It may surprise you to know that ballot initiatives in California are supposed to be governed by a single-subject rule. Put simply, they only deal with one subject.
But that rule is effectively dead. Many of the 17 statewide initiatives dance on its grave. And California’s judges, who are as deeply infected by the California disease of inflexible direct democracy as any of us, have surrendered on the subject.
The best example of the single-subject rule’s death involves the measures on the ballot that aren’t just a statute or a constitutional amendment. They’re both. How on earth can a measure that changes a law and changes the constitution be said to cover only one subject?

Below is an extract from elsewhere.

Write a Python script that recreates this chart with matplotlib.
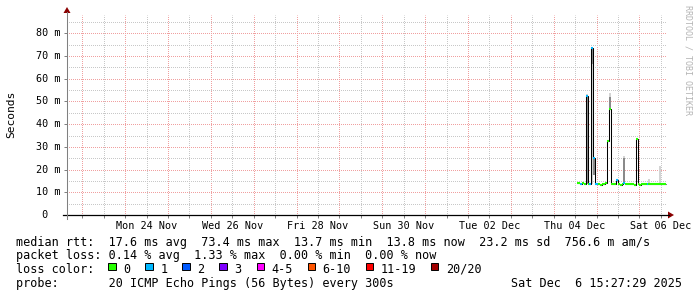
import numpy as np
import pandas as pd
import matplotlib

matplotlib.use("Agg")
import matplotlib.pyplot as plt
import matplotlib.dates as mdates
from matplotlib.lines import Line2D
from matplotlib.patches import Polygon, Rectangle
from matplotlib.ticker import MultipleLocator, NullFormatter

W, H = 697, 297
MONO = "DejaVu Sans Mono"

# time frame of the graph and start of the hourly consolidated data
graph_start = "2025-11-22T15:27:29"
graph_end = "2025-12-06T15:27:29"
first_bin = "2025-12-04T13:00"

# median rtt per hour (ms) and pings lost out of 20
median_ms = [
    13.9, 13.9, 13.8, 13.9, 13.8, 52.3, 13.8, 13.8, 73.4, 25.0,
    13.8, 13.8, 13.8, 13.3, 13.8, 13.8, 13.9, 32.7, 46.5, 13.8,
    13.8, 13.8, 15.2, 13.8, 13.2, 13.8, 13.9, 13.8, 13.8, 13.8,
    13.8, 13.8, 13.3, 33.4, 13.8, 13.3, 13.8, 13.8, 13.8, 13.8,
    13.8, 13.8, 13.8, 13.8, 13.8, 13.8, 13.8, 13.8, 13.8, 13.8,
]
lost = [
    0, 0, 1, 0, 0, 1, 0, 1, 1, 1,
    1, 1, 0, 0, 0, 0, 0, 0, 0, 0,
    0, 0, 1, 0, 0, 0, 1, 0, 0, 0,
    0, 0, 0, 0, 0, 0, 0, 0, 0, 1,
    0, 0, 0, 0, 0, 0, 0, 0, 0, 0,
]

# smoke (spread of the pings) where it shows
smoke_bin = [5, 8, 9, 18, 26, 40, 46]
smoke_lo = [13.8, 13.8, 17.6, 46.5, 13.9, 13.8, 13.8]
smoke_hi = [53.5, 73.4, 25.0, 53.6, 26.0, 15.7, 21.5]
core_lo = [13.8, 66.5, 17.6, 46.5, 14.5, 13.8, 13.8]
core_hi = [52.5, 73.4, 25.0, 52.0, 25.0, 13.8, 13.8]

loss_labels = ["0", "1", "2", "3", "4-5", "6-10", "11-19", "20/20"]
loss_upper = [0, 1, 2, 3, 5, 10, 19, 20]
loss_colors = ["#26ff00", "#00b8ff", "#0059ff", "#7e00ff",
               "#ff00ff", "#ff5500", "#ff0000", "#a10000"]

ytick_ms = [0, 10, 20, 30, 40, 50, 60, 70, 80]
label_days = ["2025-11-24", "2025-11-26", "2025-11-28", "2025-11-30",
              "2025-12-02", "2025-12-04", "2025-12-06"]

stats_rtt = ("median rtt:  17.6 ms avg  73.4 ms max  13.7 ms min  "
             "13.8 ms now  23.2 ms sd  756.6 m am/s")
stats_loss = "packet loss: 0.14 % avg  1.33 % max  0.00 % min  0.00 % now"
probe_text = "probe:       20 ICMP Echo Pings (56 Bytes) every 300s"
stamp_text = "Sat Dec  6 15:27:29 2025"


def fx(x):
    return x / W


def fy(y):
    return 1 - y / H


fig = plt.figure(figsize=(W / 100, H / 100), dpi=100, facecolor="white")
ax = fig.add_axes([fx(67), fy(215), 600 / W, 200 / H])
ax.set_facecolor("white")
for s in ax.spines.values():
    s.set_visible(False)

x0 = mdates.date2num(np.datetime64(graph_start))
x1 = mdates.date2num(np.datetime64(graph_end))
ax.set_xlim(x0, x1)
ax.set_ylim(0, 88.1)

# hourly bins
times = np.datetime64(first_bin) + np.arange(len(median_ms) + 1) * np.timedelta64(1, "h")
edges = mdates.date2num(times)
hour = 1 / 24

ax.bar(edges[smoke_bin], np.subtract(smoke_hi, smoke_lo), width=hour,
       bottom=smoke_lo, align="edge", color="#d4d4d4", lw=0, zorder=2)
ax.bar(edges[smoke_bin], np.subtract(core_hi, core_lo), width=hour,
       bottom=core_lo, align="edge", color="#8a8a8a", lw=0, zorder=2)

bin_colors = [loss_colors[next(i for i, u in enumerate(loss_upper) if n <= u)]
              for n in lost]
ax.stairs(median_ms, edges, baseline=None, color="black", lw=0.75, zorder=3)
ax.hlines(median_ms, edges[:-1], edges[1:], colors=bin_colors, lw=1.5, zorder=4)

# grid: 1 px on / 1 px off dots, offset by half a pixel to sit on whole pixels
ax.xaxis.set_major_locator(mdates.DayLocator())
ax.xaxis.set_major_formatter(NullFormatter())
day0 = pd.Timestamp(graph_start).normalize()
noons = pd.date_range(day0 + pd.Timedelta(hours=36), graph_end, freq="D")
ax.set_xticks(mdates.date2num(noons.to_numpy()),
              [d.strftime("%a %d %b") if d.strftime("%Y-%m-%d") in label_days else ""
               for d in noons], minor=True)
ax.yaxis.set_major_locator(MultipleLocator(10))
ax.yaxis.set_minor_locator(MultipleLocator(5))
ax.yaxis.set_major_formatter(NullFormatter())
ax.grid(which="major", color="#f0a0a0", linestyle=(0.5, (1, 1)), lw=0.72)
ax.grid(which="minor", color="#c8c8c8", linestyle=(0.5, (1, 1)), lw=0.72)
ax.set_axisbelow(True)

ax.tick_params(axis="x", which="both", direction="out", length=2.2, width=0.72,
               color="#808080", pad=2.0, labelsize=7.3)
for lab in ax.get_xticklabels(minor=True):
    lab.set_fontfamily(MONO)
ax.tick_params(axis="y", which="major", direction="out", length=2.2, width=0.72,
               color="#808080")
ax.tick_params(axis="y", which="minor", length=0)

for v in ytick_ms:
    txt = " 0" if v == 0 else f"{v} m"
    ax.text((35.6 - 67) / 600, v, txt, transform=ax.get_yaxis_transform(),
            ha="left", va="center", family=MONO, size=7.3)

# axis lines with arrows
fig.add_artist(Line2D([fx(63), fx(669)], [fy(215), fy(215)], transform=fig.transFigure,
                      color="black", lw=0.9))
fig.add_artist(Polygon([(fx(668), fy(211.5)), (fx(674), fy(215)), (fx(668), fy(218.5))],
                       closed=True, transform=fig.transFigure, color="#8b0000", lw=0))
fig.add_artist(Line2D([fx(67), fx(67)], [fy(219), fy(12)], transform=fig.transFigure,
                      color="#808080", lw=0.75))
fig.add_artist(Polygon([(fx(63.5), fy(13)), (fx(67), fy(7)), (fx(70.5), fy(13))],
                       closed=True, transform=fig.transFigure, color="#8b0000", lw=0))

fig.text(fx(10.8), fy(114), "Seconds", rotation=90, ha="center", va="center",
         family=MONO, size=8.1)
fig.text(fx(688.3), fy(5), "RRDTOOL / TOBI OETIKER", rotation=270, ha="center",
         va="top", family=MONO, size=6, color="#b4b4b4")

# legend
rows = [245.7, 259.4, 273.0, 286.7]
fs = 8.5
fig.text(fx(16), fy(rows[0]), stats_rtt, family=MONO, size=fs, va="baseline")
fig.text(fx(16), fy(rows[1]), stats_loss, family=MONO, size=fs, va="baseline")
fig.text(fx(16), fy(rows[2]), "loss color:", family=MONO, size=fs, va="baseline")
fig.text(fx(16), fy(rows[3]), probe_text, family=MONO, size=fs, va="baseline")
fig.text(fx(682), fy(rows[3]), stamp_text, family=MONO, size=fs, va="baseline",
         ha="right")

bx = 108.3
for lab, col in zip(loss_labels, loss_colors):
    fig.add_artist(Rectangle((fx(bx), fy(270.3)), 7.3 / W, 7.6 / H,
                             transform=fig.transFigure, facecolor=col,
                             edgecolor="black", lw=0.7))
    fig.text(fx(bx + 15), fy(rows[2]), lab, family=MONO, size=fs, va="baseline")
    bx += 30 + 7.05 * len(lab)

fig.savefig("out.png", dpi=100, facecolor="white")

But November measures do. Prop 52, which tries to lock in a hospital fee to pay for MediCal, is both fish and fowl. And irony of ironies, the good government mafia behind Prop 54—which ties the legislature’s hands in the name of transparency – made their measure both statute and constitutional amendment.
Prop 56 should be a simple tobacco tax that sends its proceeds to the general fund. Instead, it’s a complicated, multi-part bit of ballot box budgeting and political logrolling that alters both law and the constitution.
There’s a stronger justification for Prop 57 sentencing reform to change both constitution and amendment. The problem with that initiative is that it was hastily changed, and appears to contain significant errors, as district attorneys pointed out (and Gov. Brown was late to acknowledge).
One hope: maybe the California Supreme Court can find the courage to stop this nonsense. And the rest of us can move to do what this state so desperately and obvious needs: scrap our hopelessly complicated and compromised constitution, and create a new one.